A collection is a thing! A sandpile is a thing: it is a collection of sand.
 
  • #29
Zantra said:
Ok maybe I'm a little slow, so forgive me, but essentially what we're talking about is how we view something. Do we view it as a whole, or as an infinitessimal series of objects that make up the whole?

It's like one of those visual acuity questions where you have to pick the jigsaw puzzle piece out of a huge puzzle that is broken down. Your brain wants to see it as a whole, but you have to break it down into the individual pieces in order to pick out the one you want.

I think they are both right. Organizationally life is a whole, and life is quarks and leptons. So are we trying to make the scientific distinction? I think it's a persective situation. you can view the Earth as a whole, or you can view a grain of sand. The grain of sand is part of the long series of things that make the earth.

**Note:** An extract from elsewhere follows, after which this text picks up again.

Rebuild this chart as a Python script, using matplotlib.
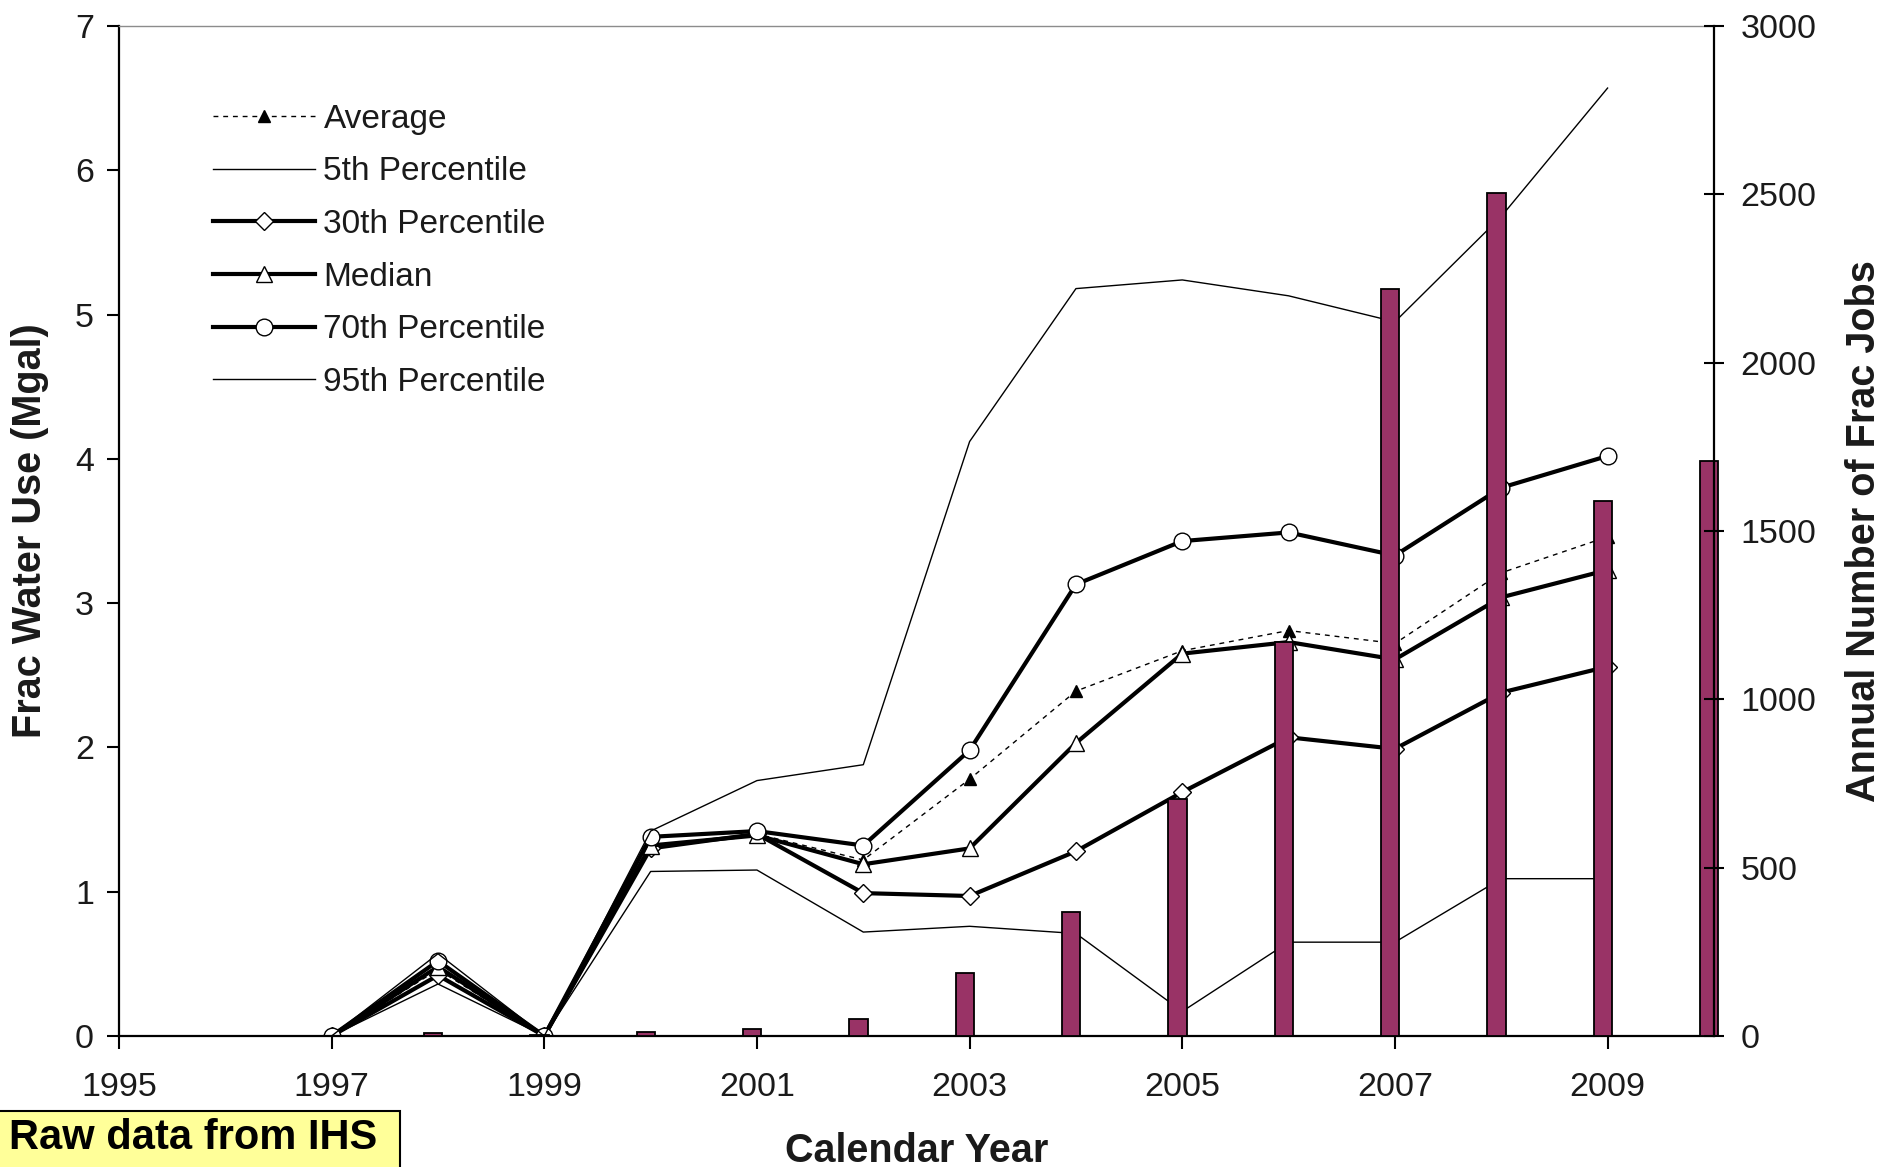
import numpy as np
import matplotlib.pyplot as plt
from matplotlib.patches import Rectangle

plt.rcParams['font.family'] = ['Liberation Sans', 'DejaVu Sans']

# water use per frac job (Mgal), by calendar year
years = [1997, 1998, 1999, 2000, 2001, 2002, 2003, 2004, 2005, 2006, 2007, 2008, 2009]
average = [0, 0.46, 0, 1.32, 1.40, 1.22, 1.78, 2.39, 2.67, 2.81, 2.72, 3.21, 3.46]
p5 = [0, 0.36, 0, 1.14, 1.15, 0.72, 0.76, 0.71, 0.17, 0.65, 0.65, 1.09, 1.09]
p30 = [0, 0.42, 0, 1.30, 1.40, 0.99, 0.97, 1.28, 1.69, 2.07, 1.99, 2.38, 2.56]
median = [0, 0.48, 0, 1.32, 1.39, 1.19, 1.30, 2.03, 2.65, 2.73, 2.61, 3.04, 3.23]
p70 = [0, 0.52, 0, 1.38, 1.42, 1.32, 1.98, 3.13, 3.43, 3.49, 3.33, 3.80, 4.02]
p95 = [0, 0.57, 0, 1.42, 1.77, 1.88, 4.12, 5.18, 5.24, 5.13, 4.95, 5.68, 6.57]

# annual number of frac jobs
job_years = [1998, 1999, 2000, 2001, 2002, 2003, 2004, 2005, 2006, 2007, 2008, 2009, 2010]
jobs = [10, 4, 12, 22, 50, 187, 368, 705, 1169, 2218, 2504, 1590, 1708]

bar_color = '#993366'
txt = '#1a1a1a'

fig = plt.figure(figsize=(18.83, 11.67), dpi=100)
ax = fig.add_axes([0.0632, 0.1123, 0.8470, 0.8654])
ax2 = ax.twinx()

thick = 3.0
thin = 1.0
ax.plot(years, average, color='black', lw=1.0, ls=(0, (3.5, 3.5)), marker='^',
        markersize=9, markerfacecolor='black', markeredgecolor='black', label='Average')
ax.plot(years, p5, color='black', lw=thin, label='5th Percentile')
ax.plot(years, p30, color='black', lw=thick, marker='D', markersize=9,
        markerfacecolor='white', markeredgecolor='black', markeredgewidth=1.0,
        label='30th Percentile')
ax.plot(years, median, color='black', lw=thick, marker='^', markersize=12,
        markerfacecolor='white', markeredgecolor='black', markeredgewidth=1.0,
        label='Median')
ax.plot(years, p70, color='black', lw=thick, marker='o', markersize=12,
        markerfacecolor='white', markeredgecolor='black', markeredgewidth=1.0,
        label='70th Percentile')
ax.plot(years, p95, color='black', lw=thin, label='95th Percentile')

bar_x = np.array(job_years) - 0.045
ax2.bar(bar_x, jobs, width=0.17, color=bar_color, edgecolor='black',
        linewidth=1.3, clip_on=False)

ax.set_xlim(1995, 2010)
ax.set_ylim(0, 7)
ax2.set_ylim(0, 3000)
ax.set_xticks(np.arange(1995, 2010, 2))
ax.set_yticks(np.arange(0, 8, 1))
ax2.set_yticks(np.arange(0, 3001, 500))

ax.tick_params(axis='both', labelsize=24.5, labelcolor=txt, width=1.5,
               length=9, direction='out')
ax.tick_params(axis='x', pad=17)
ax.tick_params(axis='y', pad=9)
ax2.tick_params(axis='y', labelsize=24.5, labelcolor=txt, width=1.5,
                length=14, direction='inout', pad=12)

for s in ['left', 'bottom']:
    ax.spines[s].set_linewidth(1.6)
    ax.spines[s].set_color('black')
ax.spines['top'].set_color('#8c8c8c')
ax.spines['top'].set_linewidth(1.0)
ax.spines['right'].set_visible(False)
ax2.spines['top'].set_visible(False)
ax2.spines['left'].set_visible(False)
ax2.spines['bottom'].set_visible(False)
ax2.spines['right'].set_linewidth(1.6)

ax.set_xlabel('Calendar Year', fontsize=28.5, fontweight='bold', color=txt)
ax.xaxis.set_label_coords(0.5, -0.095)
ax.set_ylabel('Frac Water Use (Mgal)', fontsize=28.5, fontweight='bold', color=txt)
ax.yaxis.set_label_coords(-0.044, 0.5)
ax2.set_ylabel('Annual Number of Frac Jobs', fontsize=28.5, fontweight='bold', color=txt)
ax2.yaxis.set_label_coords(1.082, 0.5)

leg = ax.legend(loc='upper left', bbox_to_anchor=(0.059, 0.923), frameon=False,
                fontsize=24, handlelength=3.06, handletextpad=0.25,
                labelspacing=0.65, borderpad=0, borderaxespad=0, numpoints=1)
for t in leg.get_texts():
    t.set_color(txt)

# note box in lower left corner
fig.patches.append(Rectangle((-0.01, -0.01), 400 / 1883 + 0.01, 56 / 1167 + 0.01,
                             transform=fig.transFigure, facecolor='#ffff99',
                             edgecolor='black', linewidth=1.5, zorder=5))
fig.text(193 / 1883, 1 - 1138 / 1167, 'Raw data from IHS', fontsize=30,
         fontweight='bold', color='black', ha='center', va='center', zorder=6)

fig.savefig('out.png', dpi=100)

I Know I'm missing the point, clarify someone...??

I don't think you missed the point at all. This is an old philosophical problem that turns out to be nothing but a semantic puzzle...happens all the time :smile:.
 
  • #30
Alkatran said:
A collection is a thing! A sandpile is a thing: it is a collection of sand.

But is a "collection" a "thing" or "many things"...that's part of the point of the original question.
 
  • #31
Mentat said:
But is a "collection" a "thing" or "many things"...that's part of the point of the original question.

The simple answer is that it is both simultaneously. Think of it this way. A woman can be a wife, mother,daughter, friend, etc all at the same time. It just depends on how you look at it. The same applies.
 
  • #32
Zantra said:
The simple answer is that it is both simultaneously. Think of it this way. A woman can be a wife, mother,daughter, friend, etc all at the same time. It just depends on how you look at it. The same applies.

I agree with you entirely, I was merely countering a dogmatic statement (advocatus diaboli, remember?).
 
  • #33
Mentat said:
Why? If we get a good explanation of what it means for something to "come into existence" and then explain how it's accomplished...well, we could (in principle) apply that explanation across the board to an infinite number of objects...right?
I'm not so sure. If they are all the same thing then maybe you could argue that. But suppose, for instance, that mind and matter are two different substances. In this case each can come into existence independently, and in fact must come into existence independently. We would then need two theories of creation rather than one. If there is a third thing then we would need three theories. It seems to me that we would also need three 'first causes'. At this time even one makes no sense, that there were three would be astonishing.

I think I'm with Bartholomew on this one. Plurality is the appearance of plurality, the 'ten thousand things' that arise from what is fundamental, or perhaps, that are the appearance of what is fundamental as seen from one perspective.
 
  • #34
Just to through this in here...

Are any of you familiar with Putnam's analogy about the square peg into a circular hole...is it a property of any of it's constituents that doesn't allow them to go into the hole? Clearly not. But, as a whole, it is an obvious problem.

Just thought I'd mention that.
 
  • #35
Canute said:
I'm not so sure. If they are all the same thing then maybe you could argue that. But suppose, for instance, that mind and matter are two different substances. In this case each can come into existence independently, and in fact must come into existence independently.

Why? Is there a logical necessity, or is it just improbable?

At this time even one makes no sense, that there were three would be astonishing.

I wouldn't say that one "makes no sense" (sorry, Wuliheron), it's just hard to conceive when you don't consider it an a prori necessity that something exist. Indeed, if nothing existed, then there would be no time or space, so there would be "something" in no time :wink:.